The third conclusion—the subject of this article—is that M&A winners develop a repeatable model. They can do one deal after another and integrate each one successfully because they have created the necessary capability in their organizations. SABMiller and Anheuser-Busch InBev show what’s possible: Both companies launched their business in relatively small developing markets, and then expanded into one country after another. Today they straddle the globe.

Not every company has what it takes to pursue M&A successfully. The best have a deep understanding of their strategy and begin from a position of strength. They commit to developing a repeatable model, and they make the necessary investments. Their reward, as we have seen, is growth—in revenue, earnings and total shareholder return—that far outstrips the competition.

David Harding is a partner with Bain & Company in Boston and co-leader of Bain’s Global M&A practice. Richard Jackson is a partner in London and leader of Bain’s M&A practice in EMEA. Satish Shankar is a Bain partner in Singapore and leader of the firm’s Asia-Pacific M&A practice.
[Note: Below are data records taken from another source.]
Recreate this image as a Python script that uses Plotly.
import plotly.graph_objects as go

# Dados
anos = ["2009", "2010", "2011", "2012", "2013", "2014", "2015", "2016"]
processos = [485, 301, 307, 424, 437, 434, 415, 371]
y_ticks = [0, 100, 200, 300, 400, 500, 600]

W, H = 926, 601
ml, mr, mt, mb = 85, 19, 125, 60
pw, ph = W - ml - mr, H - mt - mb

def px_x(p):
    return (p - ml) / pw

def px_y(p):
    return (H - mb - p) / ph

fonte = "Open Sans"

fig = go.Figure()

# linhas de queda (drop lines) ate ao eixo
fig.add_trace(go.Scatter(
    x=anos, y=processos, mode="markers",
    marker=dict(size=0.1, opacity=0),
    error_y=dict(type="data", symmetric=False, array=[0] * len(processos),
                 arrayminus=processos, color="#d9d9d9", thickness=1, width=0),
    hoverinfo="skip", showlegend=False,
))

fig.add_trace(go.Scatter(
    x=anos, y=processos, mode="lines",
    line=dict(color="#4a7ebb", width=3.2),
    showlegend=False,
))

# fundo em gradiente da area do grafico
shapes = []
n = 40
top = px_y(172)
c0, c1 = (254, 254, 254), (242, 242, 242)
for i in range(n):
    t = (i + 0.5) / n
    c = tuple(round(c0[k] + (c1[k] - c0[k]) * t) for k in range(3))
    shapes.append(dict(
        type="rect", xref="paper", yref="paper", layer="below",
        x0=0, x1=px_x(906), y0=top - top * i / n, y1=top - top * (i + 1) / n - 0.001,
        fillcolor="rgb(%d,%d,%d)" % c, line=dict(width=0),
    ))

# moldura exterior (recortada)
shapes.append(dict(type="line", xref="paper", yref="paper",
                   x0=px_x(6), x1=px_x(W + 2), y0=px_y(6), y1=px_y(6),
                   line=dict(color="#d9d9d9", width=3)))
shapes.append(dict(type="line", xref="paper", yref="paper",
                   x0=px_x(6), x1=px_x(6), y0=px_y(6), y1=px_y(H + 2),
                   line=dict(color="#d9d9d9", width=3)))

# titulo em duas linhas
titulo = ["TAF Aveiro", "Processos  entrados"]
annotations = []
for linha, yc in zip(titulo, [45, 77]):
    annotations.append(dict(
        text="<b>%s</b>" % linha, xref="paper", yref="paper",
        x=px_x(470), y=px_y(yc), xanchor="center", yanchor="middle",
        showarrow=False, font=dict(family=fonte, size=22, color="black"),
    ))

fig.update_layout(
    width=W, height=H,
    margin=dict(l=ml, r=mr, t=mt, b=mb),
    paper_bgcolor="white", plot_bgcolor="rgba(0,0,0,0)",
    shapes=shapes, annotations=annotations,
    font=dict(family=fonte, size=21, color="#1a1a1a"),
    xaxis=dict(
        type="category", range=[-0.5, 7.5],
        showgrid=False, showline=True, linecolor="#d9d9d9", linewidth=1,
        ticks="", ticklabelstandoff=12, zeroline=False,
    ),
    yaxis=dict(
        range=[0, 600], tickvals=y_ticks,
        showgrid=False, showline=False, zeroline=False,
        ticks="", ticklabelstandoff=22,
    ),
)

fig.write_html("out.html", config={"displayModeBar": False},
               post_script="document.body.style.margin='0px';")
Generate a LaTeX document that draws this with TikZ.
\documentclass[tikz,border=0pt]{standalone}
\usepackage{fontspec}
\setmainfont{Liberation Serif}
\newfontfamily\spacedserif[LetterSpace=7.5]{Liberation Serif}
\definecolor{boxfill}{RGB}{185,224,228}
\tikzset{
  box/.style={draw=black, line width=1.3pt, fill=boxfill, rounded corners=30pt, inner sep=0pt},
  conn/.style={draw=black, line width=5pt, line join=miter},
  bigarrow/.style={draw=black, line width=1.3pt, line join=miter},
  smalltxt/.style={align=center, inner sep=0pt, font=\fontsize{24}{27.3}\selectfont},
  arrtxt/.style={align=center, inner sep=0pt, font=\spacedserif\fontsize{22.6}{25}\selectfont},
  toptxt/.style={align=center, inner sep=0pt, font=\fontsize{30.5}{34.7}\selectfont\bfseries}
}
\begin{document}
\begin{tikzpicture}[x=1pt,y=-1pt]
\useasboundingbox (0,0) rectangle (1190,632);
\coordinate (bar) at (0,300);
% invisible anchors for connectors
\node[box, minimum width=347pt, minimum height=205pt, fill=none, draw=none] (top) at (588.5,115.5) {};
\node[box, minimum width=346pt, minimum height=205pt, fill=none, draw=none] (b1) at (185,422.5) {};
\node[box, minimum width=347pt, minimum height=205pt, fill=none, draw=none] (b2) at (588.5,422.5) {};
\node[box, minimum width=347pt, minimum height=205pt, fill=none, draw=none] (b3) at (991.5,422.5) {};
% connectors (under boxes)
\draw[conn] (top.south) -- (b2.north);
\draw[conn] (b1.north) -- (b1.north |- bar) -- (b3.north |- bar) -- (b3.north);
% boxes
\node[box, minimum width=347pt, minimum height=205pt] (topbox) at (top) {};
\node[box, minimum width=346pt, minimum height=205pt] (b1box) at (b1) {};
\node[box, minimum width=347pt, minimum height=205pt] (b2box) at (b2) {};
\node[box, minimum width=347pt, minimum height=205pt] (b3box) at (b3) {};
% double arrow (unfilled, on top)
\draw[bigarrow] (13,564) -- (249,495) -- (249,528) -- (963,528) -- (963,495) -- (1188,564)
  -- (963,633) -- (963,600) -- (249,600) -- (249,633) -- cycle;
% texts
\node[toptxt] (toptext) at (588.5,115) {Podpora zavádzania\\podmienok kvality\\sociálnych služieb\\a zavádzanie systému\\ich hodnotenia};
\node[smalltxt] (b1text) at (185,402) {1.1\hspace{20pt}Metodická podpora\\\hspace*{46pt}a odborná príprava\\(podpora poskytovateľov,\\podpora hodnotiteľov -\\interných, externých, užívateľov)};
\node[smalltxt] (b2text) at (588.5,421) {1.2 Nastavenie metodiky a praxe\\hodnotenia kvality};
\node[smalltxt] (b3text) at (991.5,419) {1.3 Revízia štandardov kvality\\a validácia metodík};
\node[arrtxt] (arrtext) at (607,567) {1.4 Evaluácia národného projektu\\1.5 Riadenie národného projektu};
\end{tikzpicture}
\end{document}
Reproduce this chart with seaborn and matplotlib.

What makes an asset worth buying? A checklist

Though M&A is a part of most winning companies’ success, disciplined acquirers pursue only those deals that satisfy a list of key strategic criteria. A typical list includes questions like these:

  • Can the asset generate leadership economics—that is, returns above the industry average due to superior costs, customers, capabilities or leverage?
  • How predictable are the cash flows, and how are you discounting potential variability of return (risk)?
  • What is the conventional wisdom associated with the asset? Where is that conventional wisdom wrong? How does that influence the price?
  • What must you believe to be true to capture cost and revenue synergies?
  • What is the option value that owning the business generates?
  • What is your parenting advantage, and how will you manage the business?
  • How will the market react to the announcement of the acquisition?